Report touts progress linking execs’ pay, performance

Performance awards outpace pay raises as a percentage of overall compensation increases.

Agencies have improved since 2004 in linking senior executives' salaries and awards more closely to job performance, according to a new report by the Office of Personnel Management.

The report highlights fiscal 2006 rating, pay and awards data for Senior Executive Service employees working under pay-for-performance systems in more than 25 agencies.

In a memo to heads of federal agencies, OPM Director Linda Springer said agencies are linking executive performance with organizational goals and results. Training also has become a major factor, "ensuring that executives understand how their pay for performance systems operate and reporting to executives the results of rating, pay and awards determinations," she said.

Agencies reported data on 7,137 senior executives for fiscal 2006. They received an average salary adjustment of 3.1 percent, down from 3.8 percent in fiscal 2005, the report found. The average rate of basic pay rose from $151,266 in fiscal 2005 to $154,960 in fiscal 2006.

The percentage of career SES employees receiving performance-based awards in fiscal 2006 was 67.2 percent, compared to 66.5 percent the previous year, the report found. The average payout for awards was $13,292 last year, with NASA offering the highest average award -- $17,139. The Nuclear Regulatory Commission and the Veterans Administration followed NASA for top award payouts, with averages of more than $16,600.

Meanwhile, 44.7 percent of all SES employees received top ratings last year, compared to 44.5 percent in fiscal 2005. For those who earned top ratings under a five-level system, the average salary adjustment was 3.7 percent of basic pay, and the average performance award was 9.3 percent, averaging a total performance-based payout of 13 percent.
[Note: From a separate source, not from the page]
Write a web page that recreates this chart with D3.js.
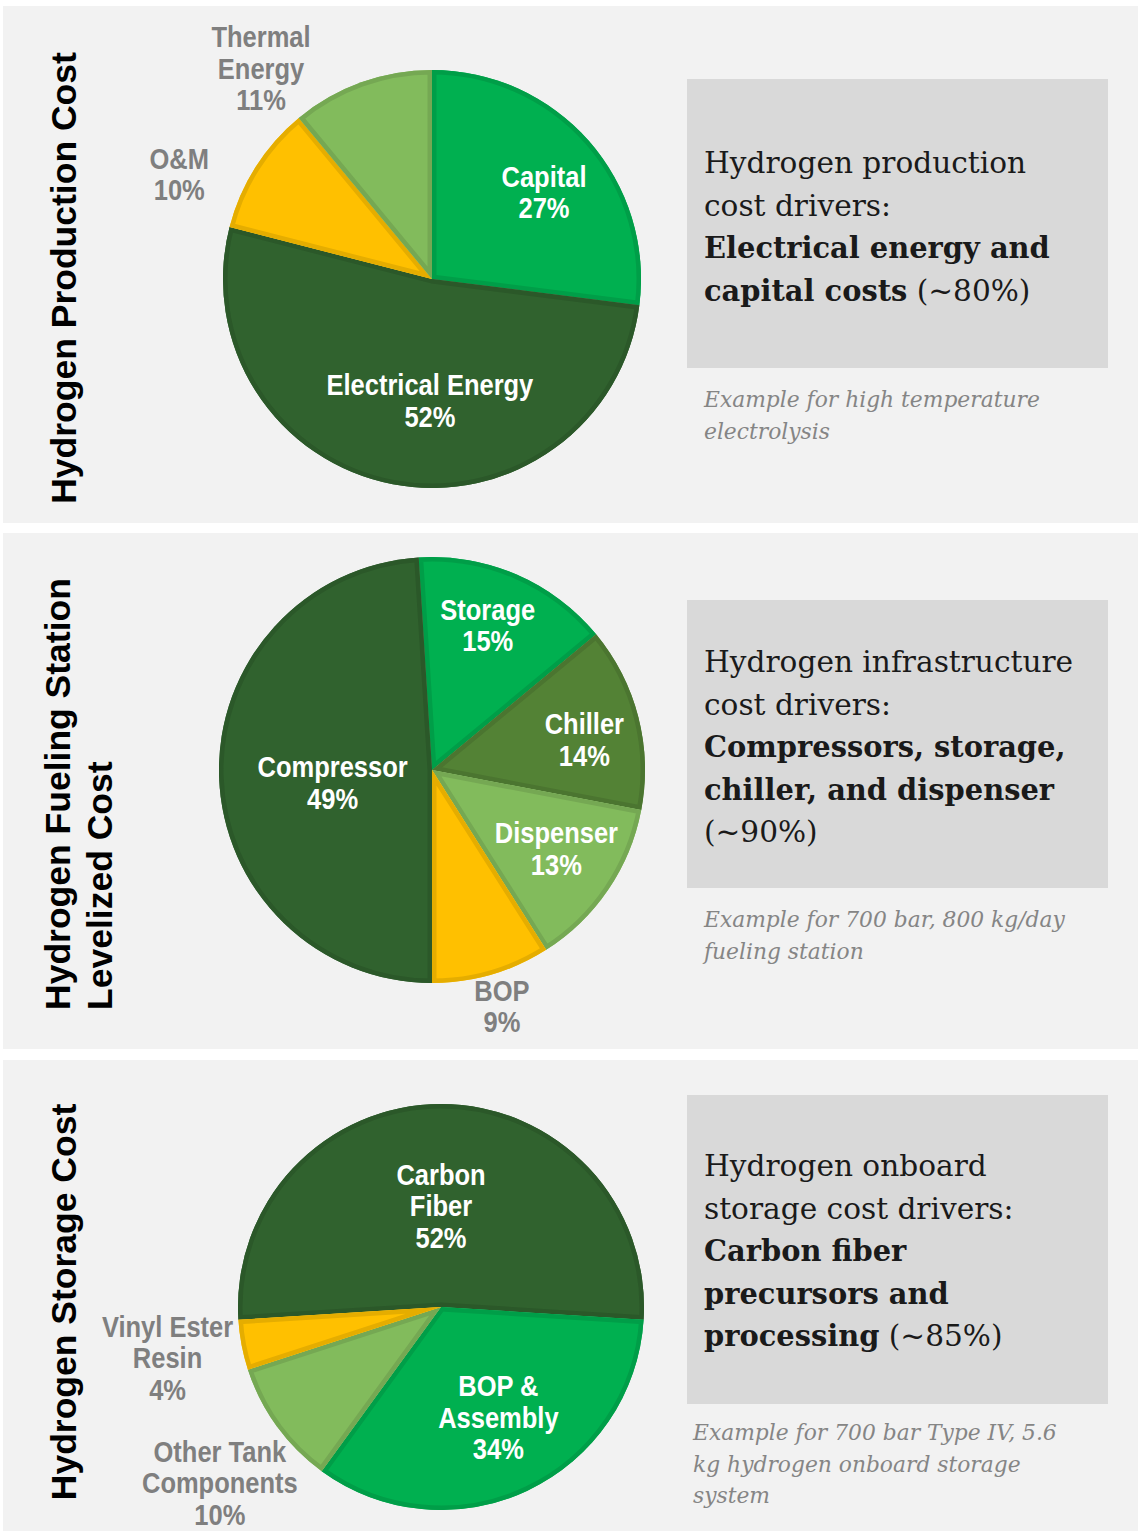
<!DOCTYPE html>
<html>
<head>
<meta charset="utf-8">
<script src="https://cdn.jsdelivr.net/npm/d3@7"></script>
<style>
  html, body { margin: 0; padding: 0; background: #ffffff; }
  svg { display: block; }
</style>
</head>
<body>
<svg id="chart" width="1138" height="1531"></svg>
<script>
// ---------------- DATA ----------------
// Panel 1: Hydrogen Production Cost
const prodCategories = ["Capital", "Electrical Energy", "O&M", "Thermal Energy"];
const prodValues = [27, 52, 10, 11];
const prodLabelLines = [["Capital"], ["Electrical Energy"], ["O&M"], ["Thermal", "Energy"]];

// Panel 2: Hydrogen Fueling Station Levelized Cost
const stationCategories = ["Storage", "Chiller", "Dispenser", "BOP", "Compressor"];
const stationValues = [15, 14, 13, 9, 49];
const stationLabelLines = [["Storage"], ["Chiller"], ["Dispenser"], ["BOP"], ["Compressor"]];

// Panel 3: Hydrogen Storage Cost
const storageCategories = ["Carbon Fiber", "BOP & Assembly", "Other Tank Components", "Vinyl Ester Resin"];
const storageValues = [52, 34, 10, 4];
const storageLabelLines = [["Carbon", "Fiber"], ["BOP &", "Assembly"], ["Other Tank", "Components"], ["Vinyl Ester", "Resin"]];

// Titles and text boxes
const panelTitles = [["Hydrogen Production Cost"], ["Hydrogen Fueling Station", "Levelized Cost"], ["Hydrogen Storage Cost"]];
const boxTexts = [
  [[["Hydrogen production", "r"]], [["cost drivers:", "r"]], [["Electrical energy and", "b"]], [["capital costs", "b"], [" (~80%)", "r"]]],
  [[["Hydrogen infrastructure", "r"]], [["cost drivers:", "r"]], [["Compressors, storage,", "b"]], [["chiller, and dispenser", "b"]], [["(~90%)", "r"]]],
  [[["Hydrogen onboard", "r"]], [["storage cost drivers:", "r"]], [["Carbon fiber", "b"]], [["precursors and", "b"]], [["processing", "b"], [" (~85%)", "r"]]]
];
const noteTexts = [
  ["Example for high temperature", "electrolysis"],
  ["Example for 700 bar, 800 kg/day", "fueling station"],
  ["Example for 700 bar Type IV, 5.6", "kg hydrogen onboard storage", "system"]
];

// ---------------- STYLE / LAYOUT ----------------
const C = {
  bright: "#00b050",
  dark: "#30622e",
  yellow: "#ffc000",
  light: "#82bb5c",
  olive: "#538235"
};
const deg = Math.PI / 180;

const pies = [
  {
    cats: prodCategories, vals: prodValues, lines: prodLabelLines,
    cx: 432, cy: 279, r: 209, start: 0,
    colors: [C.bright, C.dark, C.yellow, C.light],
    lab: [{rf: 0.68, da: 3.4, inside: true}, {rf: 0.58, da: -9.8, inside: true},
          {rf: 1.31, da: -9.8, inside: false}, {rf: 1.30, da: -19.2, inside: false}]
  },
  {
    cats: stationCategories, vals: stationValues, lines: stationLabelLines,
    cx: 432, cy: 770, r: 213, start: -3.6,
    colors: [C.bright, C.olive, C.light, C.yellow, C.dark],
    lab: [{rf: 0.73, da: -2.4, inside: true}, {rf: 0.73, da: 2.9, inside: true},
          {rf: 0.69, da: -2.0, inside: true}, {rf: 1.155, da: -0.3, inside: false},
          {rf: 0.47, da: -5.1, inside: true}]
  },
  {
    cats: storageCategories, vals: storageValues, lines: storageLabelLines,
    cx: 441, cy: 1307, r: 203, start: -93.6,
    colors: [C.dark, C.bright, C.light, C.yellow],
    lab: [{rf: 0.5, da: 0, inside: true}, {rf: 0.61, da: -2.4, inside: true},
          {rf: 1.39, da: -2.4, inside: false}, {rf: 1.37, da: 0.3, inside: false}]
  }
];

const panels = [
  {y0: 6, y1: 523, titleX: [76], titleY: 278, titleAnchor: "middle",
   box: {x: 687, y: 79, w: 421, h: 289}, boxBase: 173, noteX: 704, noteBase: 407},
  {y0: 533, y1: 1049, titleX: [70, 112], titleY: 1010, titleAnchor: "start",
   box: {x: 687, y: 600, w: 421, h: 288}, boxBase: 672, noteX: 704, noteBase: 927},
  {y0: 1060, y1: 1531, titleX: [76], titleY: 1302, titleAnchor: "middle",
   box: {x: 687, y: 1095, w: 421, h: 309}, boxBase: 1176, noteX: 693, noteBase: 1440}
];

// ---------------- DRAW ----------------
const svg = d3.select("#chart");
const defs = svg.append("defs");

panels.forEach((p, i) => {
  svg.append("rect").attr("x", 3).attr("y", p.y0).attr("width", 1135).attr("height", p.y1 - p.y0)
    .attr("fill", "#f2f2f2");

  // vertical title
  const tg = svg.append("g");
  panelTitles[i].forEach((t, j) => {
    tg.append("text")
      .attr("transform", `translate(${p.titleX[j]},${p.titleY}) rotate(-90)`)
      .attr("text-anchor", p.titleAnchor)
      .attr("font-family", "'Liberation Sans', Arial, sans-serif")
      .attr("font-weight", "bold")
      .attr("font-size", 35.5)
      .attr("fill", "#000")
      .text(t);
  });

  // gray box
  svg.append("rect").attr("x", p.box.x).attr("y", p.box.y).attr("width", p.box.w).attr("height", p.box.h)
    .attr("fill", "#d9d9d9");
  boxTexts[i].forEach((line, j) => {
    const t = svg.append("text")
      .attr("x", 704).attr("y", p.boxBase + j * 42.5)
      .attr("font-family", "'DejaVu Serif', serif")
      .attr("fill", "#1a1a1a");
    line.forEach(seg => {
      t.append("tspan")
        .attr("font-weight", seg[1] === "b" ? "bold" : "normal")
        .attr("font-size", seg[1] === "b" ? 28.9 : 29.6)
        .text(seg[0]);
    });
  });
  noteTexts[i].forEach((line, j) => {
    svg.append("text")
      .attr("x", p.noteX).attr("y", p.noteBase + j * 31.5)
      .attr("font-family", "'DejaVu Serif', serif")
      .attr("font-style", "italic")
      .attr("font-size", 21.8)
      .attr("fill", "#858585")
      .text(line);
  });
});

pies.forEach((pc, pi) => {
  const pie = d3.pie().sort(null).value(d => d)
    .startAngle(pc.start * deg).endAngle(pc.start * deg + 2 * Math.PI);
  const arcs = pie(pc.vals);
  const arc = d3.arc().innerRadius(0).outerRadius(pc.r);
  const g = svg.append("g").attr("transform", `translate(${pc.cx},${pc.cy})`);

  arcs.forEach((a, k) => {
    const id = `clip-${pi}-${k}`;
    defs.append("clipPath").attr("id", id)
      .append("path").attr("d", arc(a));
    const col = pc.colors[k];
    g.append("path").attr("d", arc(a)).attr("fill", col);
    g.append("path").attr("d", arc(a))
      .attr("fill", "none")
      .attr("stroke", d3.color(col).darker(0.3))
      .attr("stroke-width", 9)
      .attr("stroke-linejoin", "round")
      .attr("clip-path", `url(#${id})`);
  });

  // labels
  arcs.forEach((a, k) => {
    const L = pc.lab[k];
    const mid = (a.startAngle + a.endAngle) / 2 + L.da * deg;
    const rr = L.rf * pc.r;
    const x = pc.cx + rr * Math.sin(mid);
    const y = pc.cy - rr * Math.cos(mid);
    const lines = pc.lines[k].concat([`${pc.vals[k]}%`]);
    const n = lines.length;
    const lg = svg.append("g").attr("transform", `translate(${x},${y}) scale(0.85,1)`);
    lines.forEach((ln, j) => {
      lg.append("text")
        .attr("x", 0)
        .attr("y", (j - (n - 1) / 2) * 31.5)
        .attr("dy", "0.36em")
        .attr("text-anchor", "middle")
        .attr("font-family", "'Liberation Sans', Arial, sans-serif")
        .attr("font-weight", "bold")
        .attr("font-size", 30)
        .attr("fill", L.inside ? "#ffffff" : "#7f7f7f")
        .text(ln);
    });
  });
});
</script>
</body>
</html>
Career SES employees receiving minimally successful or unacceptable ratings received neither a salary adjustment nor an award.

Carol Bonosaro, president of the Senior Executives Association, said the report indicates a large gap between performance-based salary adjustments and awards. "Basically, what the system appears to have done is, in order to receive a cost-of-living adjustment, you need to exceed expectations at least or be outstanding at best," she said. "The bottom line is that the performance awards are critical in a system where the pay adjustments are not terribly substantial."

Because performance-based awards represent significantly larger monetary increases than the average salary adjustment, SEA has been lobbying to include bonuses and awards in executives' "high three" average salary, which is used to calculate retirement benefits.

Bonosaro also said the fact that 44.7 percent of senior executives were rated as outstanding indicates that achieving such a rating is difficult. She said that because the most experienced and brightest employees are in the SES, it seems feasible that many would achieve top ratings.

"You wouldn't expect a basketball team to have a bell curve of height," Bonosaro said. "Don't expect a bell curve of achievement among this group."